# Krüterkunde 225-300



## Jako_D (4. Februar 2007)

Hallo,
Ich habe ein problem nämlich weiß ich nicht wo der lehrer für kräuterkunde 225-300 ist

ich bin alle dankbar die mir antworten werden!


----------



## Oladiwaldfee (4. Februar 2007)

Der müsste in Burg Feathermoon, in Feralas stehen.


----------



## Jako_D (4. Februar 2007)

Oladiwaldfee schrieb:


> Der müsste in Burg Feathermoon, in Feralas stehen.


danke aber ich bin ein hordler^^


----------



## Surados (5. März 2007)

Jako_D schrieb:


> danke aber ich bin ein hordler^^







Der Händler / Lehrer für Kräuterkunde steht in Tarrens Mühle im Hügelland.
Hab dort selbst meine Bis 300er Stufe erlernt und suche jetzt einen hoffentlich möglichen Zugang zum nächsten Lehrer ab 300 aufwärts.
Bin erst lvl 40 und deswegen hab ich recht wenig Hoffnungen


----------



## Avery (6. März 2007)

Das kannst du sonst auch in Ogrimmar in der Gasse lernen.(gestern selbst getan)


----------



## Dalinga (6. März 2007)

Surados schrieb:


> Suche jetzt einen hoffentlich möglichen Zugang zum nächsten Lehrer ab 300 aufwärts.

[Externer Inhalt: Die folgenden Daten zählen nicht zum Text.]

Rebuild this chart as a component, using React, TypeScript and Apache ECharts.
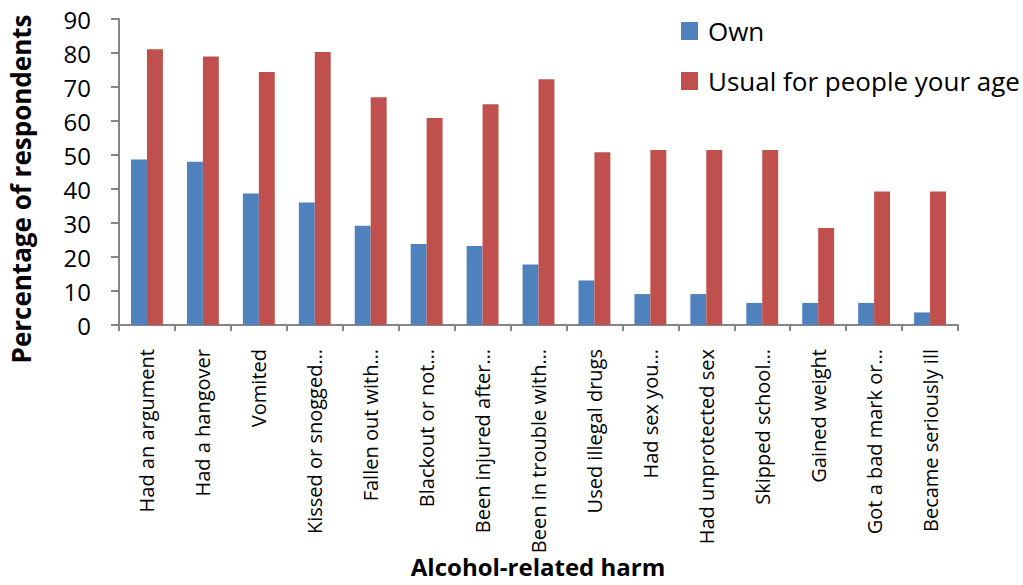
import React, { useEffect, useRef } from "react";
import * as echarts from "echarts";

const categories = [
  "Had an argument",
  "Had a hangover",
  "Vomited",
  "Kissed or snogged…",
  "Fallen out with…",
  "Blackout or not…",
  "Been injured after…",
  "Been in trouble with…",
  "Used illegal drugs",
  "Had sex you…",
  "Had unprotected sex",
  "Skipped school…",
  "Gained weight",
  "Got a bad mark or…",
  "Became seriously ill",
];
const ownValues = [48.7, 48.0, 38.7, 36.0, 29.2, 23.8, 23.2, 17.8, 13.1, 9.1, 9.1, 6.5, 6.5, 6.5, 3.7];
const usualValues = [81.1, 79.0, 74.4, 80.3, 67.0, 60.9, 64.9, 72.3, 50.8, 51.5, 51.5, 51.5, 28.5, 39.3, 39.3];
const seriesNames = ["Own", "Usual for people your age"];
const yTicks = { min: 0, max: 90, interval: 10 };
const yTitle = "Percentage of respondents";
const xTitle = "Alcohol-related harm";

const FONT = "'Open Sans', sans-serif";
const AXIS = "#868686";

export default function App() {
  const ref = useRef<HTMLDivElement>(null);
  useEffect(() => {
    if (!ref.current) return;
    const chart = echarts.init(ref.current, null, { renderer: "svg" });
    chart.setOption({
      animation: false,
      backgroundColor: "#ffffff",
      textStyle: { fontFamily: FONT },
      grid: { left: 119, right: 65, top: 19, bottom: 260, containLabel: false },
      legend: {
        orient: "vertical",
        left: 676,
        top: 13,
        itemWidth: 17,
        itemHeight: 18,
        itemGap: 24,
        icon: "rect",
        textStyle: { fontSize: 26, color: "#000", fontFamily: FONT, padding: [0, 0, 0, 5] },
        data: seriesNames,
      },
      xAxis: {
        type: "category",
        data: categories,
        axisLine: { lineStyle: { color: AXIS, width: 2 } },
        axisTick: { show: true, length: 6, lineStyle: { color: AXIS, width: 2 }, alignWithLabel: false },
        axisLabel: {
          rotate: 90,
          interval: 0,
          fontSize: 20,
          color: "#000",
          margin: 24,
          fontFamily: FONT,
        },
        splitLine: { show: false },
      },
      yAxis: {
        type: "value",
        min: yTicks.min,
        max: yTicks.max,
        interval: yTicks.interval,
        axisLine: { show: true, lineStyle: { color: AXIS, width: 2 } },
        axisTick: { show: true, length: 8, lineStyle: { color: AXIS, width: 2 } },
        axisLabel: { fontSize: 24, color: "#000", margin: 28, fontFamily: FONT },
        splitLine: { show: false },
      },
      series: [
        {
          name: seriesNames[0],
          type: "bar",
          data: ownValues,
          barGap: "0%",
          barCategoryGap: "43%",
          itemStyle: { color: "#4F81BD" },
        },
        {
          name: seriesNames[1],
          type: "bar",
          data: usualValues,
          barGap: "0%",
          barCategoryGap: "43%",
          itemStyle: { color: "#C0504D" },
        },
      ],
      graphic: [
        {
          type: "text",
          x: 21,
          y: 189,
          rotation: Math.PI / 2,
          style: {
            text: yTitle,
            fontSize: 26,
            fontWeight: "bold",
            fontFamily: FONT,
            fill: "#000",
            align: "center",
            verticalAlign: "middle",
          },
        },
        {
          type: "text",
          x: 538,
          y: 566,
          style: {
            text: xTitle,
            fontSize: 24,
            fontWeight: "bold",
            fontFamily: FONT,
            fill: "#000",
            align: "center",
            verticalAlign: "middle",
          },
        },
      ],
    });
    return () => chart.dispose();
  }, []);
  return (
    <div
      ref={ref}
      style={{ position: "fixed", left: 0, top: 0, width: 1023, height: 585 }}
    />
  );
}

Ab 300 stehen die Lehrer für Berufe in Thrallmar/Ehrenfeste


----------



## b1ubb (7. März 2007)

geh zu irgendeinen kräuterlehrer hin
und LIES (ja da stehen buchstaben die machen sinn) mal was da steht
der sagt dir:

Wer bringt dir was neues bei
und
Wo der jenige ist.

ist schon hammer wenn man mal lesen würde ....


----------